_Directions_
Repeat all the material exactly; pictures stay out of your copy.

_Data provided_
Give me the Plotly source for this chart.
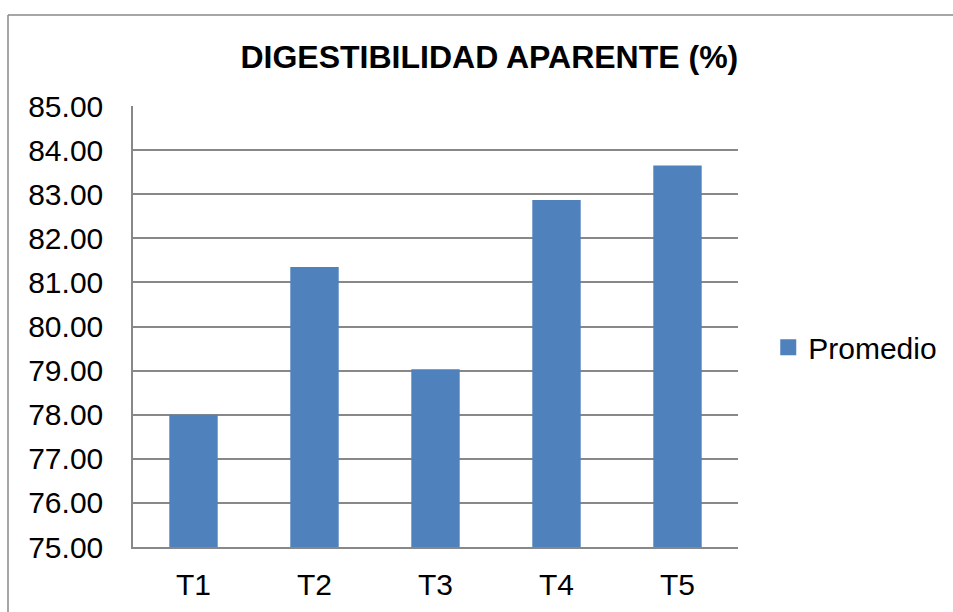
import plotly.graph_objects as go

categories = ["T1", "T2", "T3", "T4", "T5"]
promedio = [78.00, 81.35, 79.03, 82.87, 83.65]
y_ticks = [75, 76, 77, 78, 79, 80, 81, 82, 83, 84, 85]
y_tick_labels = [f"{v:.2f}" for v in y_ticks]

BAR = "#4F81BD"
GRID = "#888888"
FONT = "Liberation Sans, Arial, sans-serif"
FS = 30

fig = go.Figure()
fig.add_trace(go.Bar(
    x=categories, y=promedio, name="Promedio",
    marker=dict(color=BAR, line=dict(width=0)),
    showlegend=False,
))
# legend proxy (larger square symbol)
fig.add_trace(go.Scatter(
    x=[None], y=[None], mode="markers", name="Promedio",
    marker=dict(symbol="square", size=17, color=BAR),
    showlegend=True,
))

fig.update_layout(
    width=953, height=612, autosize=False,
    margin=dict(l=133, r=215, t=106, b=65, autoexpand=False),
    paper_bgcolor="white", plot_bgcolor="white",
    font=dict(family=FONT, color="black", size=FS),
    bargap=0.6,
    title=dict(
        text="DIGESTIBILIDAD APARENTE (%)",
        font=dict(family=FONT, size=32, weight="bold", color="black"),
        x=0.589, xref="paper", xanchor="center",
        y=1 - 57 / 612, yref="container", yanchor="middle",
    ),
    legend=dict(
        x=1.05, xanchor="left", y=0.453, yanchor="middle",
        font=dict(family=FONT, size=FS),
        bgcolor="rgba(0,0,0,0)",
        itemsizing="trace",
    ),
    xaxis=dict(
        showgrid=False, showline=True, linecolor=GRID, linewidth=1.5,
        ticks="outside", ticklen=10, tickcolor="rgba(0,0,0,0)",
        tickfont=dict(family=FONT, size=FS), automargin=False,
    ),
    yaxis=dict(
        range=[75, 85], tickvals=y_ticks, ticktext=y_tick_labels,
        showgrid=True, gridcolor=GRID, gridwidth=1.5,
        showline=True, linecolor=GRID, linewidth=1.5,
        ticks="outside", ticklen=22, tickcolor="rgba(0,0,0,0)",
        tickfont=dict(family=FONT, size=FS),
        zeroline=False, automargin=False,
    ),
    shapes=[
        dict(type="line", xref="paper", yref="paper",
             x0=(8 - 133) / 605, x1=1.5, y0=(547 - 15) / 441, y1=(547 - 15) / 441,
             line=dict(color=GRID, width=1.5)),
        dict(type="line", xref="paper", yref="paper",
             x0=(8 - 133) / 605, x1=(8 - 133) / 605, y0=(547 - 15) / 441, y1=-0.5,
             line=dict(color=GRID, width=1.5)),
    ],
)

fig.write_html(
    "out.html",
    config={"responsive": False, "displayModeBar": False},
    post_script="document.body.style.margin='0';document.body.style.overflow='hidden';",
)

_Result for this exercise_
Give me the Plotly source for this chart.
import plotly.graph_objects as go

categories = ["T1", "T2", "T3", "T4", "T5"]
promedio = [78.00, 81.35, 79.03, 82.87, 83.65]
y_ticks = [75, 76, 77, 78, 79, 80, 81, 82, 83, 84, 85]
y_tick_labels = [f"{v:.2f}" for v in y_ticks]

BAR = "#4F81BD"
GRID = "#888888"
FONT = "Liberation Sans, Arial, sans-serif"
FS = 30

fig = go.Figure()
fig.add_trace(go.Bar(
    x=categories, y=promedio, name="Promedio",
    marker=dict(color=BAR, line=dict(width=0)),
    showlegend=False,
))
# legend proxy (larger square symbol)
fig.add_trace(go.Scatter(
    x=[None], y=[None], mode="markers", name="Promedio",
    marker=dict(symbol="square", size=17, color=BAR),
    showlegend=True,
))

fig.update_layout(
    width=953, height=612, autosize=False,
    margin=dict(l=133, r=215, t=106, b=65, autoexpand=False),
    paper_bgcolor="white", plot_bgcolor="white",
    font=dict(family=FONT, color="black", size=FS),
    bargap=0.6,
    title=dict(
        text="DIGESTIBILIDAD APARENTE (%)",
        font=dict(family=FONT, size=32, weight="bold", color="black"),
        x=0.589, xref="paper", xanchor="center",
        y=1 - 57 / 612, yref="container", yanchor="middle",
    ),
    legend=dict(
        x=1.05, xanchor="left", y=0.453, yanchor="middle",
        font=dict(family=FONT, size=FS),
        bgcolor="rgba(0,0,0,0)",
        itemsizing="trace",
    ),
    xaxis=dict(
        showgrid=False, showline=True, linecolor=GRID, linewidth=1.5,
        ticks="outside", ticklen=10, tickcolor="rgba(0,0,0,0)",
        tickfont=dict(family=FONT, size=FS), automargin=False,
    ),
    yaxis=dict(
        range=[75, 85], tickvals=y_ticks, ticktext=y_tick_labels,
        showgrid=True, gridcolor=GRID, gridwidth=1.5,
        showline=True, linecolor=GRID, linewidth=1.5,
        ticks="outside", ticklen=22, tickcolor="rgba(0,0,0,0)",
        tickfont=dict(family=FONT, size=FS),
        zeroline=False, automargin=False,
    ),
    shapes=[
        dict(type="line", xref="paper", yref="paper",
             x0=(8 - 133) / 605, x1=1.5, y0=(547 - 15) / 441, y1=(547 - 15) / 441,
             line=dict(color=GRID, width=1.5)),
        dict(type="line", xref="paper", yref="paper",
             x0=(8 - 133) / 605, x1=(8 - 133) / 605, y0=(547 - 15) / 441, y1=-0.5,
             line=dict(color=GRID, width=1.5)),
    ],
)

fig.write_html(
    "out.html",
    config={"responsive": False, "displayModeBar": False},
    post_script="document.body.style.margin='0';document.body.style.overflow='hidden';",
)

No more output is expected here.